Exercise
Repeat the full listing below verbatim and keep the images out.

Data shown
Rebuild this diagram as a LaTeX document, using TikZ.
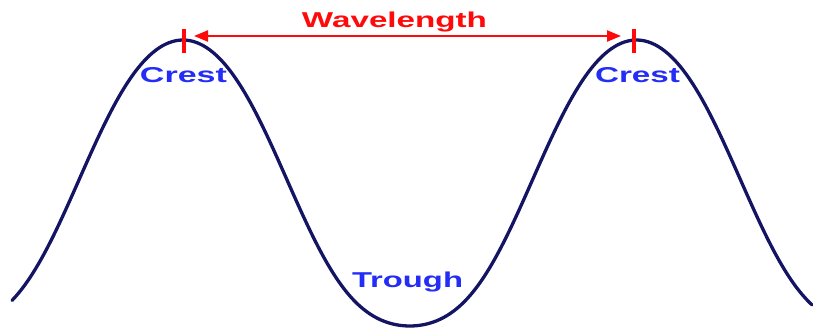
\documentclass[tikz,border=0pt]{standalone}
\usepackage{fontspec}
\setmainfont{Liberation Sans}
\usetikzlibrary{arrows.meta}
\definecolor{wavenavy}{RGB}{20,20,100}
\definecolor{lblblue}{RGB}{35,45,245}
\definecolor{lblred}{RGB}{255,10,10}
\begin{document}
\begin{tikzpicture}[x=1pt,y=-1pt,
  lbl/.style={inner sep=0pt, anchor=base, font=\fontsize{21.5}{21.5}\selectfont\bfseries},
  wave/.style={draw=wavenavy, line width=3.3pt, line cap=round, line join=round},
  tick/.style={draw=lblred, line width=4pt},
  span/.style={draw=lblred, line width=2.2pt, {Triangle[length=14pt,width=11pt]}-{Triangle[length=14pt,width=11pt]}}]
\useasboundingbox (0,0) rectangle (813,328);
% wave
\draw[wave] plot[domain=12:812, samples=240, smooth, variable=\t]
  (\t, {183 - 143*cos(0.79382*(\t-183)) + 18*sin(0.79382*(\t-183))^2*(1-cos(0.79382*(\t-183)))});
% ticks
\coordinate (tLtop) at (183.5,29);
\coordinate (tLbot) at (183.5,53);
\coordinate (tRtop) at (633.5,29);
\coordinate (tRbot) at (633.5,53);
\draw[tick] (tLtop) -- (tLbot);
\draw[tick] (tRtop) -- (tRbot);
% wavelength arrow
\coordinate (aL) at (194,36);
\coordinate (aR) at (621,36);
\draw[span] (aL) -- (aR);
% labels
\node[lbl, text=lblred] (wl) at (394.5,28) {\resizebox{185pt}{\height}{Wavelength}};
\node[lbl, text=lblblue] (crestL) at (183.5,83) {\resizebox{87pt}{\height}{Crest}};
\node[lbl, text=lblblue] (crestR) at (637.5,83) {\resizebox{85pt}{\height}{Crest}};
\node[lbl, text=lblblue] (trough) at (407.5,288) {\resizebox{111pt}{\height}{Trough}};
\end{tikzpicture}
\end{document}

The completed task
Rebuild this diagram as a LaTeX document, using TikZ.
\documentclass[tikz,border=0pt]{standalone}
\usepackage{fontspec}
\setmainfont{Liberation Sans}
\usetikzlibrary{arrows.meta}
\definecolor{wavenavy}{RGB}{20,20,100}
\definecolor{lblblue}{RGB}{35,45,245}
\definecolor{lblred}{RGB}{255,10,10}
\begin{document}
\begin{tikzpicture}[x=1pt,y=-1pt,
  lbl/.style={inner sep=0pt, anchor=base, font=\fontsize{21.5}{21.5}\selectfont\bfseries},
  wave/.style={draw=wavenavy, line width=3.3pt, line cap=round, line join=round},
  tick/.style={draw=lblred, line width=4pt},
  span/.style={draw=lblred, line width=2.2pt, {Triangle[length=14pt,width=11pt]}-{Triangle[length=14pt,width=11pt]}}]
\useasboundingbox (0,0) rectangle (813,328);
% wave
\draw[wave] plot[domain=12:812, samples=240, smooth, variable=\t]
  (\t, {183 - 143*cos(0.79382*(\t-183)) + 18*sin(0.79382*(\t-183))^2*(1-cos(0.79382*(\t-183)))});
% ticks
\coordinate (tLtop) at (183.5,29);
\coordinate (tLbot) at (183.5,53);
\coordinate (tRtop) at (633.5,29);
\coordinate (tRbot) at (633.5,53);
\draw[tick] (tLtop) -- (tLbot);
\draw[tick] (tRtop) -- (tRbot);
% wavelength arrow
\coordinate (aL) at (194,36);
\coordinate (aR) at (621,36);
\draw[span] (aL) -- (aR);
% labels
\node[lbl, text=lblred] (wl) at (394.5,28) {\resizebox{185pt}{\height}{Wavelength}};
\node[lbl, text=lblblue] (crestL) at (183.5,83) {\resizebox{87pt}{\height}{Crest}};
\node[lbl, text=lblblue] (crestR) at (637.5,83) {\resizebox{85pt}{\height}{Crest}};
\node[lbl, text=lblblue] (trough) at (407.5,288) {\resizebox{111pt}{\height}{Trough}};
\end{tikzpicture}
\end{document}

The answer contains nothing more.